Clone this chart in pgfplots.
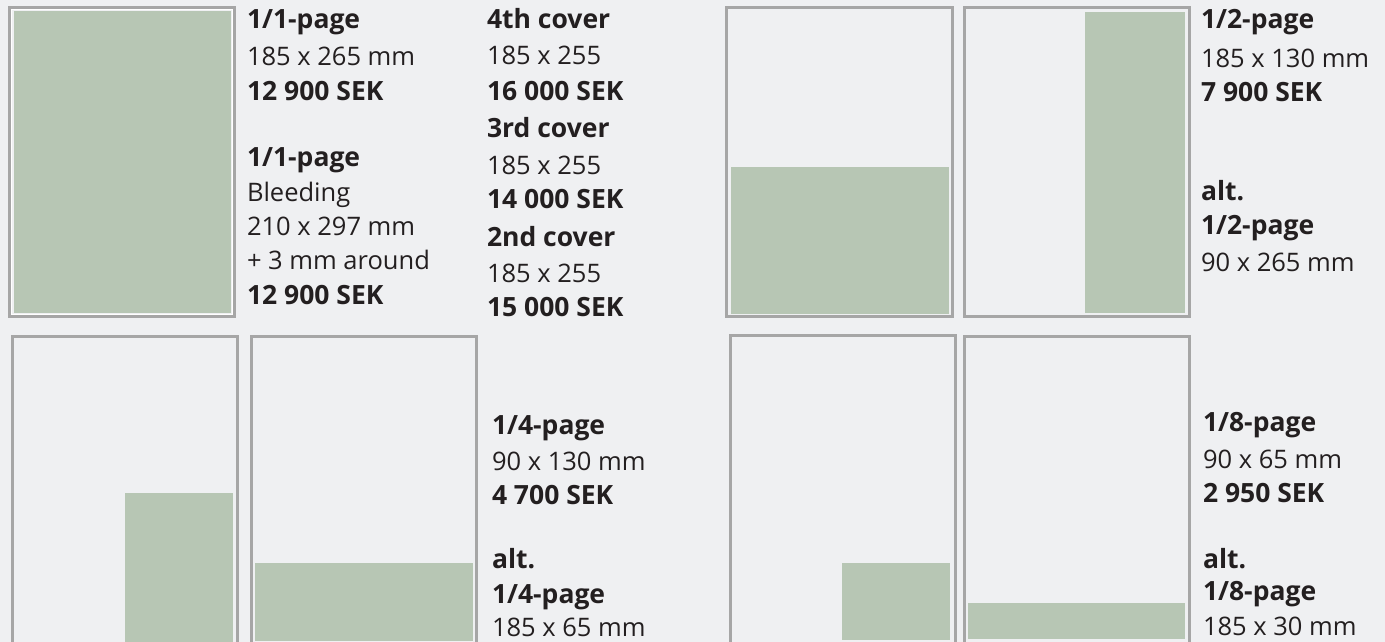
\documentclass[border=0pt]{standalone}
\usepackage{pgfplots}
\pgfplotsset{compat=1.18}
\usepackage{fontspec}
\setmainfont{Open Sans}
\definecolor{bg}{RGB}{239,240,242}
\definecolor{adgreen}{RGB}{183,198,180}
\definecolor{framegray}{RGB}{166,166,166}
\definecolor{txt}{RGB}{35,31,32}
\begin{document}
\begin{tikzpicture}[
  t/.style={font=\fontsize{25.5}{30}\selectfont, text=txt, inner sep=0pt, outer sep=0pt, anchor=base west},
  b/.style={font=\fontsize{26.5}{30}\selectfont\bfseries, text=txt, inner sep=0pt, outer sep=0pt, anchor=base west}]
\begin{axis}[
  width=1385pt, height=642pt, scale only axis,
  xmin=0, xmax=1385, ymin=0, ymax=642, y dir=reverse,
  axis lines=none, ticks=none,
  axis background/.style={fill=bg},
]
% green ad areas
\addplot[fill=adgreen, draw=none] coordinates {(14,11) (231,11) (231,313) (14,313)} -- cycle;
\addplot[fill=adgreen, draw=none] coordinates {(731,167) (949,167) (949,314) (731,314)} -- cycle;
\addplot[fill=adgreen, draw=none] coordinates {(1085,12) (1185,12) (1185,313) (1085,313)} -- cycle;
\addplot[fill=adgreen, draw=none] coordinates {(125,493) (233,493) (233,642) (125,642)} -- cycle;
\addplot[fill=adgreen, draw=none] coordinates {(255,563) (473,563) (473,641) (255,641)} -- cycle;
\addplot[fill=adgreen, draw=none] coordinates {(842,563) (950,563) (950,640) (842,640)} -- cycle;
\addplot[fill=adgreen, draw=none] coordinates {(968,603) (1185,603) (1185,639) (968,639)} -- cycle;
% page frames
\addplot[draw=framegray, line width=3pt] coordinates {(9.5,7.5) (234.5,7.5) (234.5,316.5) (9.5,316.5)} -- cycle;
\addplot[draw=white, line width=0.8pt] coordinates {(11.8,9.8) (232.2,9.8) (232.2,314.2) (11.8,314.2)} -- cycle;
\addplot[draw=framegray, line width=3pt] coordinates {(726.5,7.5) (952.5,7.5) (952.5,316.5) (726.5,316.5)} -- cycle;
\addplot[draw=framegray, line width=3pt] coordinates {(964.5,7.5) (1189.5,7.5) (1189.5,316.5) (964.5,316.5)} -- cycle;
\addplot[draw=framegray, line width=3pt] coordinates {(12.5,700) (12.5,336.5) (237.5,336.5) (237.5,700)};
\addplot[draw=framegray, line width=3pt] coordinates {(251.5,700) (251.5,336.5) (476.5,336.5) (476.5,700)};
\addplot[draw=framegray, line width=3pt] coordinates {(730.5,700) (730.5,335.5) (955.5,335.5) (955.5,700)};
\addplot[draw=framegray, line width=3pt] coordinates {(964.5,700) (964.5,336.5) (1189.5,336.5) (1189.5,700)};
% column 1
\node[b] at (axis cs:247,29) {1/1-page};
\node[t] at (axis cs:247,66) {185 x 265 mm};
\node[b] at (axis cs:247,100) {12 900 SEK};
\node[b] at (axis cs:247,166) {1/1-page};
\node[t] at (axis cs:247,201) {Bleeding};
\node[t] at (axis cs:247,235) {210 x 297 mm};
\node[t] at (axis cs:247,269) {+ 3 mm around};
\node[b] at (axis cs:247,304) {12 900 SEK};
% column 2
\node[b] at (axis cs:487,29) {4th cover};
\node[t] at (axis cs:487,65) {185 x 255};
\node[b] at (axis cs:487,100) {16 000 SEK};
\node[b] at (axis cs:487,137) {3rd cover};
\node[t] at (axis cs:487,174) {185 x 255};
\node[b] at (axis cs:487,208) {14 000 SEK};
\node[b] at (axis cs:487,246) {2nd cover};
\node[t] at (axis cs:487,282) {185 x 255};
\node[b] at (axis cs:487,316) {15 000 SEK};
% column 3
\node[b] at (axis cs:1201,29) {1/2-page};
\node[t] at (axis cs:1201,67) {185 x 130 mm};
\node[b] at (axis cs:1201,101) {7 900 SEK};
\node[b] at (axis cs:1201,200) {alt.};
\node[b] at (axis cs:1201,234) {1/2-page};
\node[t] at (axis cs:1201,271) {90 x 265 mm};
% column 4
\node[b] at (axis cs:492,434) {1/4-page};
\node[t] at (axis cs:492,470) {90 x 130 mm};
\node[b] at (axis cs:492,504) {4 700 SEK};
\node[b] at (axis cs:492,568) {alt.};
\node[b] at (axis cs:492,603) {1/4-page};
\node[t] at (axis cs:492,636) {185 x 65 mm};
% column 5
\node[b] at (axis cs:1203,431) {1/8-page};
\node[t] at (axis cs:1203,468) {90 x 65 mm};
\node[b] at (axis cs:1203,502) {2 950 SEK};
\node[b] at (axis cs:1203,568) {alt.};
\node[b] at (axis cs:1203,600) {1/8-page};
\node[t] at (axis cs:1203,635) {185 x 30 mm};
\end{axis}
\end{tikzpicture}
\end{document}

****************************************

_TO DO_.
Omit the pictures and output all of the other material exactly.

_THE COMPLETED TASK_.
Clone this chart in pgfplots.
\documentclass[border=0pt]{standalone}
\usepackage{pgfplots}
\pgfplotsset{compat=1.18}
\usepackage{fontspec}
\setmainfont{Open Sans}
\definecolor{bg}{RGB}{239,240,242}
\definecolor{adgreen}{RGB}{183,198,180}
\definecolor{framegray}{RGB}{166,166,166}
\definecolor{txt}{RGB}{35,31,32}
\begin{document}
\begin{tikzpicture}[
  t/.style={font=\fontsize{25.5}{30}\selectfont, text=txt, inner sep=0pt, outer sep=0pt, anchor=base west},
  b/.style={font=\fontsize{26.5}{30}\selectfont\bfseries, text=txt, inner sep=0pt, outer sep=0pt, anchor=base west}]
\begin{axis}[
  width=1385pt, height=642pt, scale only axis,
  xmin=0, xmax=1385, ymin=0, ymax=642, y dir=reverse,
  axis lines=none, ticks=none,
  axis background/.style={fill=bg},
]
% green ad areas
\addplot[fill=adgreen, draw=none] coordinates {(14,11) (231,11) (231,313) (14,313)} -- cycle;
\addplot[fill=adgreen, draw=none] coordinates {(731,167) (949,167) (949,314) (731,314)} -- cycle;
\addplot[fill=adgreen, draw=none] coordinates {(1085,12) (1185,12) (1185,313) (1085,313)} -- cycle;
\addplot[fill=adgreen, draw=none] coordinates {(125,493) (233,493) (233,642) (125,642)} -- cycle;
\addplot[fill=adgreen, draw=none] coordinates {(255,563) (473,563) (473,641) (255,641)} -- cycle;
\addplot[fill=adgreen, draw=none] coordinates {(842,563) (950,563) (950,640) (842,640)} -- cycle;
\addplot[fill=adgreen, draw=none] coordinates {(968,603) (1185,603) (1185,639) (968,639)} -- cycle;
% page frames
\addplot[draw=framegray, line width=3pt] coordinates {(9.5,7.5) (234.5,7.5) (234.5,316.5) (9.5,316.5)} -- cycle;
\addplot[draw=white, line width=0.8pt] coordinates {(11.8,9.8) (232.2,9.8) (232.2,314.2) (11.8,314.2)} -- cycle;
\addplot[draw=framegray, line width=3pt] coordinates {(726.5,7.5) (952.5,7.5) (952.5,316.5) (726.5,316.5)} -- cycle;
\addplot[draw=framegray, line width=3pt] coordinates {(964.5,7.5) (1189.5,7.5) (1189.5,316.5) (964.5,316.5)} -- cycle;
\addplot[draw=framegray, line width=3pt] coordinates {(12.5,700) (12.5,336.5) (237.5,336.5) (237.5,700)};
\addplot[draw=framegray, line width=3pt] coordinates {(251.5,700) (251.5,336.5) (476.5,336.5) (476.5,700)};
\addplot[draw=framegray, line width=3pt] coordinates {(730.5,700) (730.5,335.5) (955.5,335.5) (955.5,700)};
\addplot[draw=framegray, line width=3pt] coordinates {(964.5,700) (964.5,336.5) (1189.5,336.5) (1189.5,700)};
% column 1
\node[b] at (axis cs:247,29) {1/1-page};
\node[t] at (axis cs:247,66) {185 x 265 mm};
\node[b] at (axis cs:247,100) {12 900 SEK};
\node[b] at (axis cs:247,166) {1/1-page};
\node[t] at (axis cs:247,201) {Bleeding};
\node[t] at (axis cs:247,235) {210 x 297 mm};
\node[t] at (axis cs:247,269) {+ 3 mm around};
\node[b] at (axis cs:247,304) {12 900 SEK};
% column 2
\node[b] at (axis cs:487,29) {4th cover};
\node[t] at (axis cs:487,65) {185 x 255};
\node[b] at (axis cs:487,100) {16 000 SEK};
\node[b] at (axis cs:487,137) {3rd cover};
\node[t] at (axis cs:487,174) {185 x 255};
\node[b] at (axis cs:487,208) {14 000 SEK};
\node[b] at (axis cs:487,246) {2nd cover};
\node[t] at (axis cs:487,282) {185 x 255};
\node[b] at (axis cs:487,316) {15 000 SEK};
% column 3
\node[b] at (axis cs:1201,29) {1/2-page};
\node[t] at (axis cs:1201,67) {185 x 130 mm};
\node[b] at (axis cs:1201,101) {7 900 SEK};
\node[b] at (axis cs:1201,200) {alt.};
\node[b] at (axis cs:1201,234) {1/2-page};
\node[t] at (axis cs:1201,271) {90 x 265 mm};
% column 4
\node[b] at (axis cs:492,434) {1/4-page};
\node[t] at (axis cs:492,470) {90 x 130 mm};
\node[b] at (axis cs:492,504) {4 700 SEK};
\node[b] at (axis cs:492,568) {alt.};
\node[b] at (axis cs:492,603) {1/4-page};
\node[t] at (axis cs:492,636) {185 x 65 mm};
% column 5
\node[b] at (axis cs:1203,431) {1/8-page};
\node[t] at (axis cs:1203,468) {90 x 65 mm};
\node[b] at (axis cs:1203,502) {2 950 SEK};
\node[b] at (axis cs:1203,568) {alt.};
\node[b] at (axis cs:1203,600) {1/8-page};
\node[t] at (axis cs:1203,635) {185 x 30 mm};
\end{axis}
\end{tikzpicture}
\end{document}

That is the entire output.